Problem to work on>
Exactly retype the lines from the top of the data through the line containing "(517,770) -- (517,1400);", leaving out every picture.

Given information>
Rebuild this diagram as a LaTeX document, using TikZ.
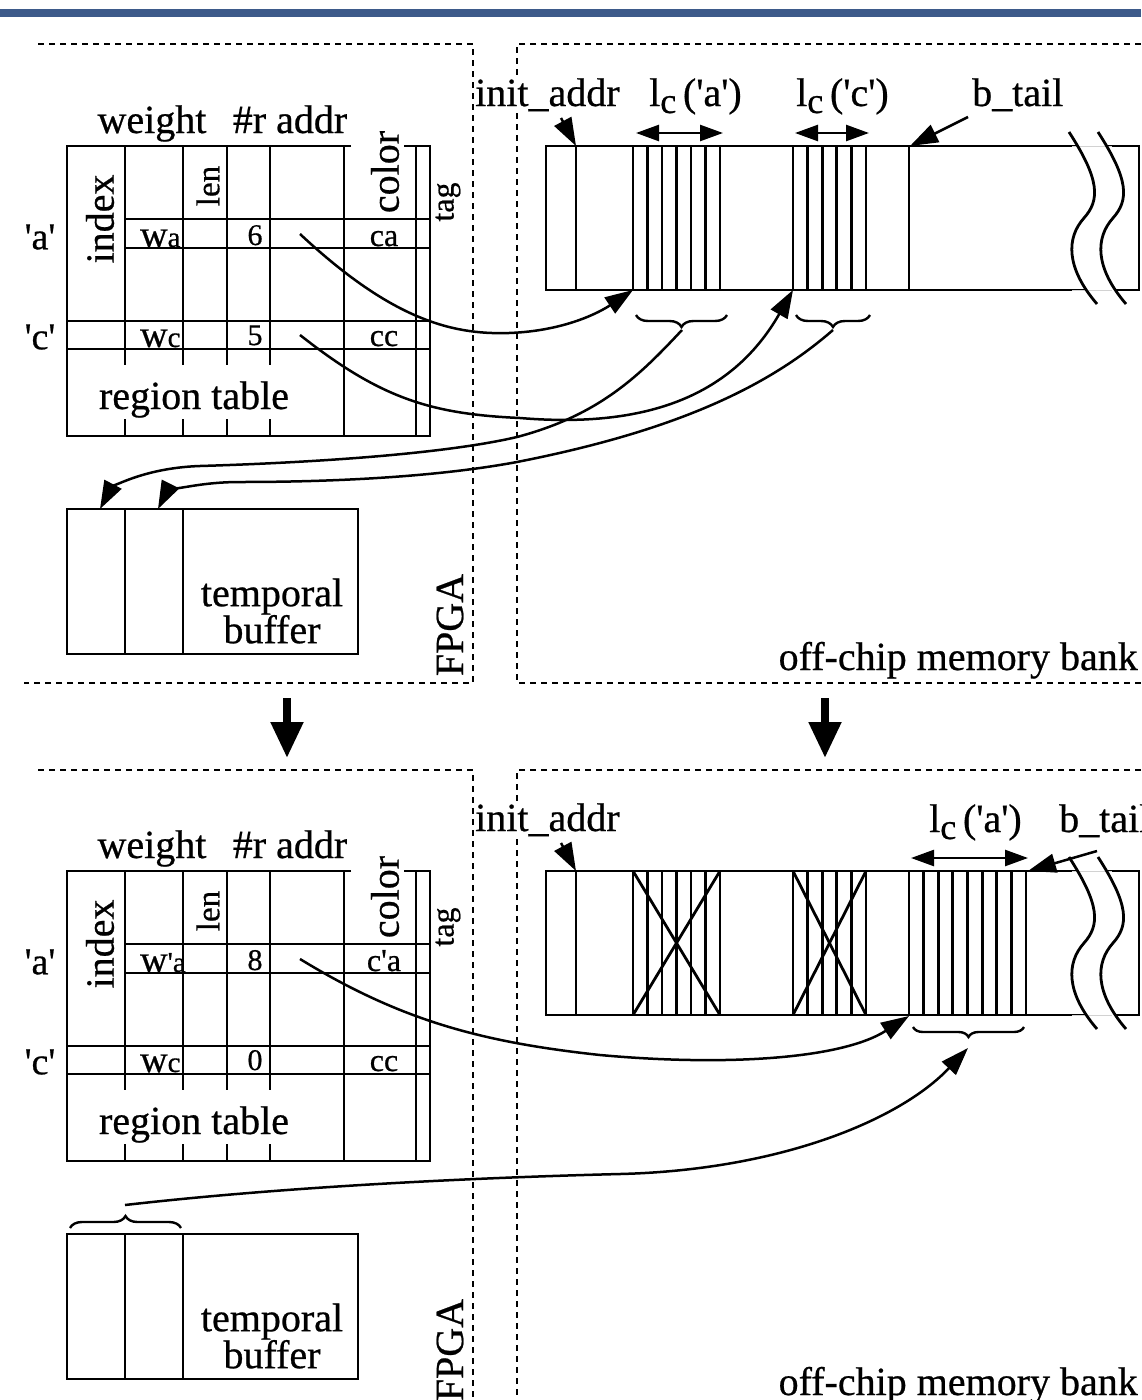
\documentclass[tikz,border=0pt]{standalone}
\usepackage{fontspec}
\setmainfont{Liberation Serif}[UprightFeatures={FakeBold=0.6}]
\usetikzlibrary{
	arrows.meta,
	decorations.pathreplacing,
	positioning
}
\definecolor{BarBlue}{RGB}{61,90,138}
\newcommand{\setsz}[1]{\fontsize{#1}{#1}\selectfont}
\newcommand{\squote}{\textquotesingle}
\newcommand{\lenc}[1]{l\raisebox{-7pt}{\setsz{36}c}\,(\squote #1\squote)}

\tikzset{
	cell/.style={line width=2.8pt},
	regionline/.style={line width=2.8pt, dash pattern=on 6pt off 5pt},
	lbl/.style={font=\setsz{40}, inner sep=1pt},
	ptr/.style={line width=2.5pt, -{Triangle[length=28pt,width=19pt]}},
	lenspan/.style={line width=2.5pt, {Triangle[length=23pt,width=16pt]}-{Triangle[length=23pt,width=16pt]}},
	curly/.style={line width=2.4pt, decorate, decoration={brace, amplitude=12pt}},
	stepdown/.style={line width=8pt, -{Triangle[length=36pt,width=31pt]}}
}

\begin{document}
\begin{tikzpicture}[x=1pt, y=-1pt]
		\useasboundingbox (0,0) rectangle (1141,1400);
		\fill[BarBlue] (0,9) rectangle (1141,17);
		% off-chip frames
		\draw[regionline] (1141,44) -- (517,44) -- (517,683) -- (1141,683);
		\draw[regionline] (1141,770) -- (517,770) -- (517,1400);

		% parts common to both states
		\foreach \s/\dy/\na/\nc/\pr in {t/0/6/5/{}, b/725/8/0/\squote}{
		\begin{scope}[shift={(0,\dy)}]
			% region table
			\draw[cell] (351,146) -- (67,146) -- (67,436) -- (430,436) -- (430,146) -- (404,146);
			\foreach \x in {125,183,227,270}{
				\draw[cell] (\x,146) -- (\x,365);
				\draw[cell] (\x,419) -- (\x,436);
			}
			\draw[cell] (344,146) -- (344,436);
			\draw[cell] (416,146) -- (416,436);
			\draw[cell] (125,219) -- (430,219);
			\draw[cell] (125,248) -- (430,248);
			\draw[cell] (67,321) -- (430,321);
			\draw[cell] (67,349) -- (430,349);
			\node[lbl, anchor=base] (weight\s) at (152,133) {weight};
			\node[lbl, anchor=base] (raddr\s) at (290,133) {\#r addr};
			\node[lbl, rotate=90] (index\s) at (100,219) {index};
			\node[lbl, rotate=90, font=\setsz{33}] (len\s) at (208,186) {len};
			\node[lbl, rotate=90] (color\s) at (385,172) {color};
			\node[lbl, rotate=90, font=\setsz{32}] (tag\s) at (448,202) {tag};
			\node[lbl, font=\setsz{38}] (keyA\s) at (40,237) {\squote a\squote};
			\node[lbl, font=\setsz{38}] (keyC\s) at (40,337) {\squote c\squote};
			\node[lbl, anchor=base west, font=\setsz{38}] (wA\s) at (139,247) {w\setsz{29}\pr a};
			\node[lbl, anchor=base west, font=\setsz{38}] (wC\s) at (139,347) {w\setsz{29}c};
			\node[lbl, anchor=base, font=\setsz{30}] (numA\s) at (255,245) {\na};
			\node[lbl, anchor=base, font=\setsz{30}] (numC\s) at (255,345) {\nc};
			\node[lbl, anchor=base, font=\setsz{32}] (colA\s) at (384,246) {c\pr a};
			\node[lbl, anchor=base, font=\setsz{32}] (colC\s) at (384,346) {cc};
			\node[lbl, anchor=base] (region\s) at (194,409) {region table};
			% temporal buffer
			\draw[cell] (67,509) rectangle (358,654);
			\draw[cell] (125,509) -- (125,654);
			\draw[cell] (183,509) -- (183,654);
			\node[lbl, align=center, font={\fontsize{40}{37}\selectfont}] (buffer\s) at (272,611) {temporal\\buffer};
			\node[lbl, rotate=90] (fpga\s) at (450,625) {FPGA};
			\node[lbl, anchor=base east] (offchip\s) at (1139,670) {off-chip memory bank};
			% memory bank
			\draw[cell] (546,146) rectangle (1139,290);
			\draw[cell] (576,146) -- (576,290);
			\foreach \i in {0,...,6}
				\draw[cell] ({633+14.5*\i},146) -- ({633+14.5*\i},290);
			\foreach \i in {0,...,5}
				\draw[cell] ({793+14.6*\i},146) -- ({793+14.6*\i},290);
			\draw[cell] (909,146) -- (909,290);
			% break marks
			\fill[white] (1069,132) .. controls (1100,180) and (1100,200) .. (1084,218)
				.. controls (1066,238) and (1066,268) .. (1097,304) -- (1126,304)
				.. controls (1095,268) and (1095,238) .. (1113,218)
				.. controls (1129,200) and (1129,180) .. (1098,132) -- cycle;
			\draw[gray!35, line width=1pt] (1072,146) -- (1112,146) (1072,290) -- (1112,290);
			\draw[cell] (1069,132) .. controls (1100,180) and (1100,200) .. (1084,218)
				.. controls (1066,238) and (1066,268) .. (1097,304);
			\draw[cell] (1098,132) .. controls (1129,180) and (1129,200) .. (1113,218)
				.. controls (1095,238) and (1095,268) .. (1126,304);
			\node[lbl, anchor=base west, fill=white] (init\s) at (474,106) {init\_addr};
			\coordinate (initfrom\s) at (561,118);
			\coordinate (initto\s) at (576,146);
			\draw[ptr, dash pattern=on 5pt off 4pt] (initfrom\s) -- (initto\s);
			\coordinate (rowA\s) at (300,234);
		\end{scope}
		}

		% FPGA frames
		\draw[regionline] (38,44) -- (473,44) -- (473,683) -- (24,683);
		\draw[regionline] (38,770) -- (473,770) -- (473,1400);

		% state change
		\coordinate (stepL1) at (287,698);
		\coordinate (stepL2) at (287,758);
		\coordinate (stepR1) at (825,698);
		\coordinate (stepR2) at (825,758);
		\draw[stepdown] (stepL1) -- (stepL2);
		\draw[stepdown] (stepR1) -- (stepR2);

		% before: two live regions
		\node[lbl, anchor=base west] (lenA) at (648,106) {\lenc{a}};
		\node[lbl, anchor=base west] (lenC) at (795,106) {\lenc{c}};
		\coordinate (spanAl) at (636,133);
		\coordinate (spanAr) at (723,133);
		\coordinate (spanCl) at (795,133);
		\coordinate (spanCr) at (869,133);
		\draw[lenspan] (spanAl) -- (spanAr);
		\draw[lenspan] (spanCl) -- (spanCr);
		\node[lbl, anchor=base west] (tail) at (971,106) {b\_tail};
		\coordinate (tailfrom) at (968,117);
		\coordinate (tailto) at (910,146);
		\draw[ptr] (tailfrom) -- (tailto);
		\draw[curly] (727,315) -- (636,315);
		\draw[curly] (870,315) -- (796,315);
		\coordinate (rowC) at (300,335);
		\coordinate (grpA) at (633,290);
		\coordinate (grpC) at (793,290);
		\coordinate (braceA) at (682,330);
		\coordinate (braceC) at (833,330);
		\coordinate (slot1) at (100,509);
		\coordinate (slot2) at (158,509);
		\draw[ptr] (rowAt) .. controls (390,318) and (450,335) .. (509,333)
			.. controls (565,331) and (600,312) .. (grpA);
		\draw[ptr] (rowC) .. controls (380,398) and (430,414) .. (520,418)
			.. controls (640,428) and (730,400) .. (grpC);
		\draw[ptr] (braceA) .. controls (640,375) and (600,415) .. (517,437)
			.. controls (440,455) and (300,463) .. (200,466)
			.. controls (140,468) and (110,490) .. (slot1);
		\draw[ptr] (braceC) .. controls (770,385) and (680,430) .. (517,462)
			.. controls (420,480) and (300,482) .. (240,482)
			.. controls (190,482) and (165,495) .. (slot2);

		% after: regions moved to the tail
		\draw[cell] (633,871) -- (720,1015);
		\draw[cell] (720,871) -- (633,1015);
		\draw[cell] (793,871) -- (866,1015);
		\draw[cell] (866,871) -- (793,1015);
		\foreach \i in {1,...,8}
			\draw[cell] ({909+14.625*\i},871) -- ({909+14.625*\i},1015);
		\node[lbl, anchor=base west] (lenAb) at (928,832) {\lenc{a}};
		\coordinate (spanBl) at (911,858);
		\coordinate (spanBr) at (1028,858);
		\draw[lenspan] (spanBl) -- (spanBr);
		\node[lbl, anchor=base west] (tailb) at (1058,832) {b\_tail};
		\coordinate (tailbfrom) at (1097,851);
		\coordinate (tailbto) at (1028,871);
		\draw[ptr] (tailbfrom) -- (tailbto);
		\draw[curly, decoration={brace, amplitude=10pt}] (1024,1027) -- (913,1027);
		\draw[curly] (70,1228) -- (181,1228);
		\coordinate (grpNew) at (909,1016);
		\coordinate (braceNew) at (968,1048);
		\coordinate (braceBuf) at (125,1205);
		\draw[ptr] (rowAb) .. controls (400,1020) and (480,1042) .. (600,1055)
			.. controls (720,1066) and (840,1060) .. (grpNew);
		\draw[ptr] (braceBuf) .. controls (300,1185) and (500,1177) .. (620,1174)
			.. controls (780,1170) and (900,1120) .. (braceNew);
	\end{tikzpicture}
\end{document}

Result for this task>
Rebuild this diagram as a LaTeX document, using TikZ.
\documentclass[tikz,border=0pt]{standalone}
\usepackage{fontspec}
\setmainfont{Liberation Serif}[UprightFeatures={FakeBold=0.6}]
\usetikzlibrary{
	arrows.meta,
	decorations.pathreplacing,
	positioning
}
\definecolor{BarBlue}{RGB}{61,90,138}
\newcommand{\setsz}[1]{\fontsize{#1}{#1}\selectfont}
\newcommand{\squote}{\textquotesingle}
\newcommand{\lenc}[1]{l\raisebox{-7pt}{\setsz{36}c}\,(\squote #1\squote)}

\tikzset{
	cell/.style={line width=2.8pt},
	regionline/.style={line width=2.8pt, dash pattern=on 6pt off 5pt},
	lbl/.style={font=\setsz{40}, inner sep=1pt},
	ptr/.style={line width=2.5pt, -{Triangle[length=28pt,width=19pt]}},
	lenspan/.style={line width=2.5pt, {Triangle[length=23pt,width=16pt]}-{Triangle[length=23pt,width=16pt]}},
	curly/.style={line width=2.4pt, decorate, decoration={brace, amplitude=12pt}},
	stepdown/.style={line width=8pt, -{Triangle[length=36pt,width=31pt]}}
}

\begin{document}
\begin{tikzpicture}[x=1pt, y=-1pt]
		\useasboundingbox (0,0) rectangle (1141,1400);
		\fill[BarBlue] (0,9) rectangle (1141,17);
		% off-chip frames
		\draw[regionline] (1141,44) -- (517,44) -- (517,683) -- (1141,683);
		\draw[regionline] (1141,770) -- (517,770) -- (517,1400);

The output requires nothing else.